Since Jem joined our group though, people who have come for the first time have been coming back a bit more. This is because he talks to them after the service and says things like "I know this can seem a bit weird at first. Don't just judge it on one service, give it two or three if you can, to get used to the format, and then decide whether you like it or not".

I think he has a good point here, one that we need to be pursuing. That people can experience sensory overload, disorientation, or unfamiliarity with what we're doing. We expect our forms of worship to be more easily accessible to people coming in from the street, but even if the music is nicer or the building is prettier they aren't really as far as groundrules are concerned. Especially if people have no framework to build on, or strong relationships to guide them through the initial confusion. "What are the houserules for this place?","How am I expected to behave?".

Because we have re-written the groundrules for worship, an equal confusion meets those brought up in the church environment. They think they know the groundrules, but they don't anymore, because we have changed them. Some of us might even be changing them from service to service. This can also lead to disorientation. We need to be addressing this in some way. Allowing people time to get used to the format. Not by changing it necessarily, but by putting people at their ease, giving them space to talk through their concerns, reassuring people that it can take a while to navigate the territory, by encouraging them to try two or three services rather than just the one.

[Sue Wallace, Visions UK]

At anything new people definitely have an urge to slide into a pew at the back and watch from a safe distance - which in our church means they won't see anything! Newcomers are also quite inhibited in moving into the space once the service has started - makes me realise how we head for the nearest pew and sit down as quickly as possible so as not to be noticed by the minister!
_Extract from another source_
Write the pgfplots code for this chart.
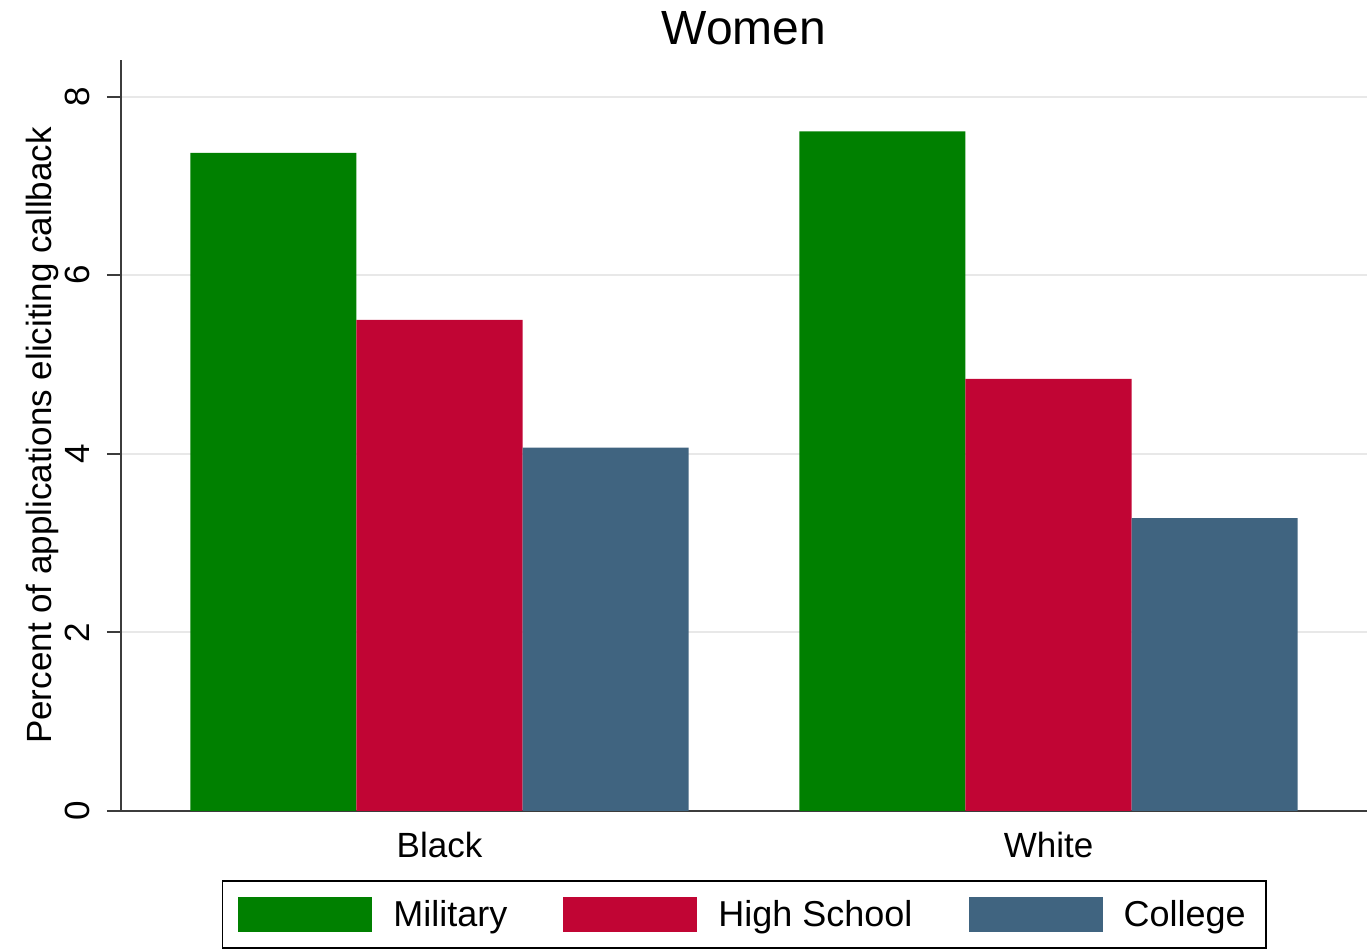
\documentclass[border=0pt]{standalone}
\usepackage{pgfplots}
\pgfplotsset{compat=1.18}
\usepackage{fontspec}
\setmainfont{Liberation Sans}
\definecolor{cmil}{RGB}{0,128,0}
\definecolor{chs}{RGB}{193,5,52}
\definecolor{ccol}{RGB}{64,100,128}
\definecolor{axc}{RGB}{60,60,60}
\begin{document}
\begin{tikzpicture}
\begin{axis}[
  scale only axis,
  width=623pt, height=375.5pt,
  xmin=-0.523, xmax=1.523,
  ymin=0, ymax=8.41,
  axis x line*=bottom, axis y line*=left,
  axis line style={axc, line width=0.9pt},
  ytick={0,2,4,6,8},
  xtick={0,1}, xticklabels={Black,White},
  x tick style={draw=none},
  y tick style={axc, line width=0.9pt},
  tick align=outside, major tick length=7pt,
  ymajorgrids, major grid style={gray!18, line width=0.9pt},
  /pgf/number format/assume math mode=true,
  ticklabel style={font=\fontsize{17.5}{20}\selectfont},
  yticklabel style={rotate=90, anchor=south, inner sep=2pt, yshift=6.5pt},
  xticklabel style={yshift=0pt},
  ylabel={Percent of applications eliciting callback},
  ylabel style={font=\fontsize{17.5}{20}\selectfont, yshift=-2.5pt},
  title={Women},
  title style={font=\fontsize{24}{28}\selectfont, inner sep=0pt, at={(0.5,1)}, anchor=base, yshift=1.5pt},
  ybar, bar shift=0pt, bar width=0.2726,
  legend columns=3,
  legend style={at={(0.5,-0.0919)}, anchor=north, draw=black, line width=0.9pt,
    font=\fontsize{18}{21}\selectfont, inner xsep=8pt, inner ysep=7.5pt,
    /tikz/every odd column/.append style={column sep=8.5pt},
    /tikz/every even column/.append style={column sep=26pt}},
  legend image code/.code={\fill[#1] (0pt,-8.75pt) rectangle (67pt,8.75pt);},
]
\addplot[fill=cmil, draw=none] coordinates {(-0.2726,7.37) (0.7274,7.61)};
\addlegendentry{Military}
\addplot[fill=chs, draw=none] coordinates {(0,5.50) (1,4.84)};
\addlegendentry{High School}
\addplot[fill=ccol, draw=none] coordinates {(0.2726,4.07) (1.2726,3.28)};
\addlegendentry{College}
\coordinate (O) at (rel axis cs:0,0);
\end{axis}
\path (O) ++(-60.5pt,-70.5pt) rectangle ++(685.5pt,476pt);
\end{tikzpicture}
\end{document}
That's one of the ground rules we've changed.

And it needs someone on the door, because invariably there are latecomers who miss the start of the service and any 'official' explanations and welcome. I note that a lot of people expect to be able to turn up late to a service, slide in at the back and find their place in it without too much trouble. This does not always work with alternative worship if you missed the explanation at the start!

[Steve Collins, Grace UK]

So what can we get out of all this? If alternative worship events change the ground rules, how do we explain and put our visitors at ease?

Explanations can be incorporated into a spoken intro to the event. But explanations might be lengthy, will be missed by latecomers, and may not be the preferred start to the event. To hear the intro people have to come right in first - but the layout of the space is often the first unfamiliar hurdle to cross.

Or you could try to incorporate explanations into your welcome at the door. But the door is no place for long conversations. Especially if you have to have the same one over and over again to everyone who enters. Even a brief explanation may not be possible when groups arrive. And talking to latecomers may cause disturbance once the service starts.

So how about:

  • A big notice on the door for brief basics, that people can scan as they arrive.

  • A printed handout with a longer explanation that can be perused while waiting for the event to start, and taken away afterwards.

  • A welcome person on the door to hand out the printed handout, repeat if necessary the stuff on the big notice, deal with other points like toilet directions, and - especially - to reassure people that you're not a bunch of weirdos entrapping them into your cult!

The big notice should contain:

  • Welcome to [your event]

  • Instructions for what to do on entry eg where to sit or stand.

  • The theme of the event [if it has one]

Hint: do your notice with welcome and instructions on, and leave a space for the theme. Get it laminated, which makes it durable and weatherproof for putting outside. Then write the theme in the space provided, using a whiteboard marker pen, chinagraph pencil - something that writes on a plastic surface but rubs off for re-use next time.

The handout should contain:

  • Welcome to [your event]

  • What is [your event]

  • What usually happens - general kinds of things that aren't specific to one occasion. In particular make note of things that people might not expect to find in a church event, eg ambient video or discussion groups.

  • What usually doesn't happen - the things that people might expect in a church event that you've done away with or altered radically, eg sermons, times of sung worship.

  • General principles of how to behave in your event - not event-specific instructions but your general approach. Like, slob around on the cushions/dance manically/greet one another with a holy kiss.

  • Reassurance that there's no pressure to join in - emphasise that visitors are free to just watch if they're unsure or uncomfortable.

  • Something like 'Don't judge us on just one event - come to two or three if you can as the content and feel of events can vary hugely because of the way Alternative Worship is planned.

  • Who you are - your community.

  • What you believe - very short basic outline of beliefs. Try to come up with a non-religious non-jargon explanation in simple modern language, for your non-Christian visitors. No lists of doctrines please.

  • Your denominational affiliation if you have one. It helps people understand your background, and may reassure them that you are not adrift or a cult or sect.

  • Encouragement to ask questions afterwards

  • How to get on the mailing list

  • How to get involved

After the service:

Several members of the team should be actively available for conversation, no matter what the time pressures to clear up the space and get out. It should be made clear in the handout and at the start of the event that the team will be available for talking to. These might be the make-or-break conversations that determine whether people come back or not.

Some of the above might seem painfully obvious. But it's easy to overlook the obvious when your attention is bound up with the struggles and pleasures of doing new things, and the panic of last minute preparations. Congregations have a way of arriving five minutes before you're ready to welcome them, so make it part of your system to have welcome persons and things ready even when nothing else is. Visitors will forgive your technical shortcomings more readily than your welcome shortcomings!